▸ What is needed: Go through the data below. List every line that holds the word "chart".
┄┄┄┄┄┄┄┄┄┄
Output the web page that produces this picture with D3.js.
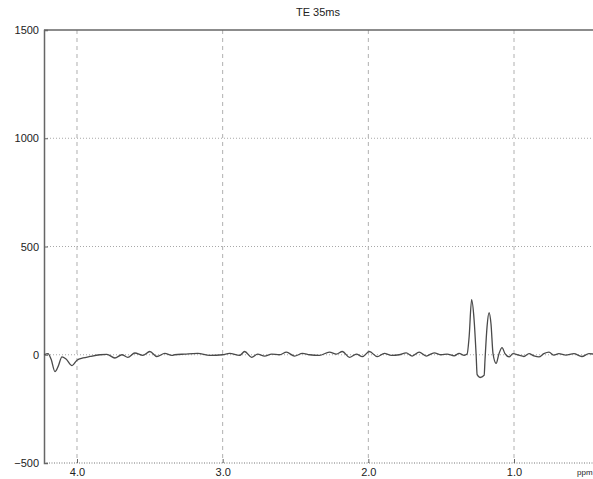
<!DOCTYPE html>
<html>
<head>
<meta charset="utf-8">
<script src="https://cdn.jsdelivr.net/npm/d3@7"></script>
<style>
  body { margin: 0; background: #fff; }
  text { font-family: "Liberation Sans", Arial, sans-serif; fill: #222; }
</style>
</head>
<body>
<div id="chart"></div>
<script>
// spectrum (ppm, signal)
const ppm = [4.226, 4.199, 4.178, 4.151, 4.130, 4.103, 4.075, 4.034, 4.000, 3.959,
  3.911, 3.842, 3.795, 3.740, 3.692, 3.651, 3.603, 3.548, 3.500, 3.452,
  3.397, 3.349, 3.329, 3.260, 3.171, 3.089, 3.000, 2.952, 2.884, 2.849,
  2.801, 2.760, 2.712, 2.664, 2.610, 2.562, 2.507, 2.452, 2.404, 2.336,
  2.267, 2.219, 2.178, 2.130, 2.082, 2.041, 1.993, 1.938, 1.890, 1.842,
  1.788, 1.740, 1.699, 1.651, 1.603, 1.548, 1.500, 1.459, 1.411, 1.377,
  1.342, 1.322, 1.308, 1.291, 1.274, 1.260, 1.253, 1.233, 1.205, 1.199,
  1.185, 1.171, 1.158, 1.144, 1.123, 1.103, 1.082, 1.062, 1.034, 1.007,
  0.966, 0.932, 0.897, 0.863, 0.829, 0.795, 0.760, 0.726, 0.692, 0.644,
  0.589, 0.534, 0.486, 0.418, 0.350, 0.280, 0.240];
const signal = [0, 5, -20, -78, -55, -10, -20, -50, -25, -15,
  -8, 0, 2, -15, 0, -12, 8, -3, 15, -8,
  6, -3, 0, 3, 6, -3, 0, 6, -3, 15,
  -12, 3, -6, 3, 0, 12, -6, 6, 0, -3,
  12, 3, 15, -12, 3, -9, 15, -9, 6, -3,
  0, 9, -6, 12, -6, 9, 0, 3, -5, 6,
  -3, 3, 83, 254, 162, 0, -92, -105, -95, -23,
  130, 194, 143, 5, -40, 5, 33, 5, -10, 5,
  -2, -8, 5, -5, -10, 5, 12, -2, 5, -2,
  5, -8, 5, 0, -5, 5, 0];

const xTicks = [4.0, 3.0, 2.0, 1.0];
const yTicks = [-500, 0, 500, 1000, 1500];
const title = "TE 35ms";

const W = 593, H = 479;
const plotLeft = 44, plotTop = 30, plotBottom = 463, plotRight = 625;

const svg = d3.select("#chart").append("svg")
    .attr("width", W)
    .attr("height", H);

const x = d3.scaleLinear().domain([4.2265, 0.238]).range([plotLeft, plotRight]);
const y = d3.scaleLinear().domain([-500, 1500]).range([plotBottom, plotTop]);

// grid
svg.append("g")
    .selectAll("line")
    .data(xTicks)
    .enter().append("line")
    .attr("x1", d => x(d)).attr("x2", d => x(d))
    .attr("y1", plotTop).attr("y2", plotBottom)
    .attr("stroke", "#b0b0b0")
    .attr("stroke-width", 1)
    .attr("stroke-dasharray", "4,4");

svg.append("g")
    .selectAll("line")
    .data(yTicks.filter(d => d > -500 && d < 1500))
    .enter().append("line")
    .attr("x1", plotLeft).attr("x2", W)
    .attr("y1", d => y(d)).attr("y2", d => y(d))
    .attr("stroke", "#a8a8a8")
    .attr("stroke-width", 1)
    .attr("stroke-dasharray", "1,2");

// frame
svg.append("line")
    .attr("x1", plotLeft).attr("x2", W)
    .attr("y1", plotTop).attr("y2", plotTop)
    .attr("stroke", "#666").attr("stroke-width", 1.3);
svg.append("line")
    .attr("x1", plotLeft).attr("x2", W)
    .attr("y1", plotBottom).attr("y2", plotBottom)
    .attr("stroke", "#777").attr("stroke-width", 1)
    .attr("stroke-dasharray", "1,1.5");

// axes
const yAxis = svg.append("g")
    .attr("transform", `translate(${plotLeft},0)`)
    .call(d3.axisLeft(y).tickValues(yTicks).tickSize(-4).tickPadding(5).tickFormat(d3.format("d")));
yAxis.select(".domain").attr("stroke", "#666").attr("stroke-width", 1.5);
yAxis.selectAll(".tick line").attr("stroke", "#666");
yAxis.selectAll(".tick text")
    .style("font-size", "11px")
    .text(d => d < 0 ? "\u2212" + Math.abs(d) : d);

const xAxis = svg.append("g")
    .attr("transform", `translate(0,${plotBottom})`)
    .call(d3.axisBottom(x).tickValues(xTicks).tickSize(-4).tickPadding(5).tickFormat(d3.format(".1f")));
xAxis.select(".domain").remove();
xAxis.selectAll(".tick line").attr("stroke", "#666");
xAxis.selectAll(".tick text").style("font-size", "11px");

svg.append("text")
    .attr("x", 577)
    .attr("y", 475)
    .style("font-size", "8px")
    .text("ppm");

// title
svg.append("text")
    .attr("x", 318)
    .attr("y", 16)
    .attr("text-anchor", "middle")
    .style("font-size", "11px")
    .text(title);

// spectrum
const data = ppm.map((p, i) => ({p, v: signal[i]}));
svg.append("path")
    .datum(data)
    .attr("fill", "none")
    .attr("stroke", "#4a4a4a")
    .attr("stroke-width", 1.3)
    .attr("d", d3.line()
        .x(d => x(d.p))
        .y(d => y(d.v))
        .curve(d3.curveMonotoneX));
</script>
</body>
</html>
┄┄┄┄┄┄┄┄┄┄
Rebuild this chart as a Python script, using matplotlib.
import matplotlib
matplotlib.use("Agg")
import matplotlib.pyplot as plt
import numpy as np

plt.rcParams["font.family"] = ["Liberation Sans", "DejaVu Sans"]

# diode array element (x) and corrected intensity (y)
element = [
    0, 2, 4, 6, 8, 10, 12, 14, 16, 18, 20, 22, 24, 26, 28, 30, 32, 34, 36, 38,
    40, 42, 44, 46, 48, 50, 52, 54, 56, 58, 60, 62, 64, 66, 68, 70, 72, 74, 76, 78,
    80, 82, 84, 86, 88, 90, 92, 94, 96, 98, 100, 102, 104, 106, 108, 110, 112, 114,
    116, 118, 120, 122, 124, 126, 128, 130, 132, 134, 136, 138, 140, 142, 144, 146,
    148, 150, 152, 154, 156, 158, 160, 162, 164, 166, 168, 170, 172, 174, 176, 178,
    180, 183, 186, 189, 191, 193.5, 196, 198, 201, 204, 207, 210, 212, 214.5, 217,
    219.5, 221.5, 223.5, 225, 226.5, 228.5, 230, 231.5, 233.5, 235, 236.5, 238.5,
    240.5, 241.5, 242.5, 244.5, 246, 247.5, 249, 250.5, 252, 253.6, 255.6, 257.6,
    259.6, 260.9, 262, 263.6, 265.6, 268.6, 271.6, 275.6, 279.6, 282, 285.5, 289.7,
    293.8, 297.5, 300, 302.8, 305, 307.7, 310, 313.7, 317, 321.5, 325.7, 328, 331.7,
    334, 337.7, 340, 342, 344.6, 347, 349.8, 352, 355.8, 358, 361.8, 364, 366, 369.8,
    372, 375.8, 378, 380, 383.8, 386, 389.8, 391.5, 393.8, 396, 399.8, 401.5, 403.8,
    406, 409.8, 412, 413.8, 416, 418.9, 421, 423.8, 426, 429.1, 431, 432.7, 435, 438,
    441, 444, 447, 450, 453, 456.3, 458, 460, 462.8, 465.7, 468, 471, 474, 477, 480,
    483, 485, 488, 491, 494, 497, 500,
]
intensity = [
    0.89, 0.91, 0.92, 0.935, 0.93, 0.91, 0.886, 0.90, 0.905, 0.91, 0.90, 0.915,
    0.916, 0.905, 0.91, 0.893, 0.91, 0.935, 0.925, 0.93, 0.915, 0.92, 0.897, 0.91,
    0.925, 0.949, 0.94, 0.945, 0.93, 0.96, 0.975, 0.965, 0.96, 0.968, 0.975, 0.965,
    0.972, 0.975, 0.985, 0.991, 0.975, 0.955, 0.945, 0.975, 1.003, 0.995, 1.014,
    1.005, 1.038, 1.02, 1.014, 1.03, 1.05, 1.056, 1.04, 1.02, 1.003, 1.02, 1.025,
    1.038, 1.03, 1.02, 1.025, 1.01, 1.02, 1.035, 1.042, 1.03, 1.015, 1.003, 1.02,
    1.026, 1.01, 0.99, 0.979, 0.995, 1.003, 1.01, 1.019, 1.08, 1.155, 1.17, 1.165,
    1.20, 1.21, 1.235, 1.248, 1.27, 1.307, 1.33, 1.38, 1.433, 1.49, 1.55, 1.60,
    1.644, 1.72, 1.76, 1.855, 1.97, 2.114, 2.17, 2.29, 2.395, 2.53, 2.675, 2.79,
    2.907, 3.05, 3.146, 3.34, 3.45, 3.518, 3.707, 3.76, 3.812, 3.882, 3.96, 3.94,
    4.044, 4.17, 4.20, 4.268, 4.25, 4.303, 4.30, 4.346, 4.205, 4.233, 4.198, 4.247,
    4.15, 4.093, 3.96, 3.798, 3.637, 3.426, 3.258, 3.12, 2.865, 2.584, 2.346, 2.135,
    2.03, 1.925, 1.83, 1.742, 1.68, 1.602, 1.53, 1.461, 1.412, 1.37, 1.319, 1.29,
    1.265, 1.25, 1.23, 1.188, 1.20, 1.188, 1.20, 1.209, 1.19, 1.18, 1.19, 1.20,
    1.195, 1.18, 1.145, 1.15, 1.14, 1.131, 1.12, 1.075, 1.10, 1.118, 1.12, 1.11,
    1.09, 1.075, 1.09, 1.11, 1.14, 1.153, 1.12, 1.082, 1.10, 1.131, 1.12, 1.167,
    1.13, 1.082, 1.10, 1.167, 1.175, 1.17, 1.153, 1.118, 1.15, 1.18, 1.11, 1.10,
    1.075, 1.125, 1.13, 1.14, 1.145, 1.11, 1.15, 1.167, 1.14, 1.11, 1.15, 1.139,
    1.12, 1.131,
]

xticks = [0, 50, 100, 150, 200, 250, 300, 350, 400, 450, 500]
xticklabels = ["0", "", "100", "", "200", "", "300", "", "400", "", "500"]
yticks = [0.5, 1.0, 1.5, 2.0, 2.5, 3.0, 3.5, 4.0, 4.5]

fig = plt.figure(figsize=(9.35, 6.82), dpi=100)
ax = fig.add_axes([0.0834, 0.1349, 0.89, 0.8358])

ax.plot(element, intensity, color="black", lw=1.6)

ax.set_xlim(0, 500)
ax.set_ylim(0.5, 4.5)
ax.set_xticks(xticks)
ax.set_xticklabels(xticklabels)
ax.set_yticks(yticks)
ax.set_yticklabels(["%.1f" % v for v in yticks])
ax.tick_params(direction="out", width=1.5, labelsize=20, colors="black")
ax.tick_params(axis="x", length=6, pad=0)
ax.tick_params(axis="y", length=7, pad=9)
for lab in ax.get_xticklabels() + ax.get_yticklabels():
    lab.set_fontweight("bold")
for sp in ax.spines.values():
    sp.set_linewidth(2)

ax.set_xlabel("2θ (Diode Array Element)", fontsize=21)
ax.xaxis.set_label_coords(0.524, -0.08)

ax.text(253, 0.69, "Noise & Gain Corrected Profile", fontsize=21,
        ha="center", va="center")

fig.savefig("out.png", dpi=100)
┄┄┄┄┄┄┄┄┄┄
▸ Answer to this exercise:
<div id="chart"></div>
const svg = d3.select("#chart").append("svg")
Rebuild this chart as a Python script, using matplotlib.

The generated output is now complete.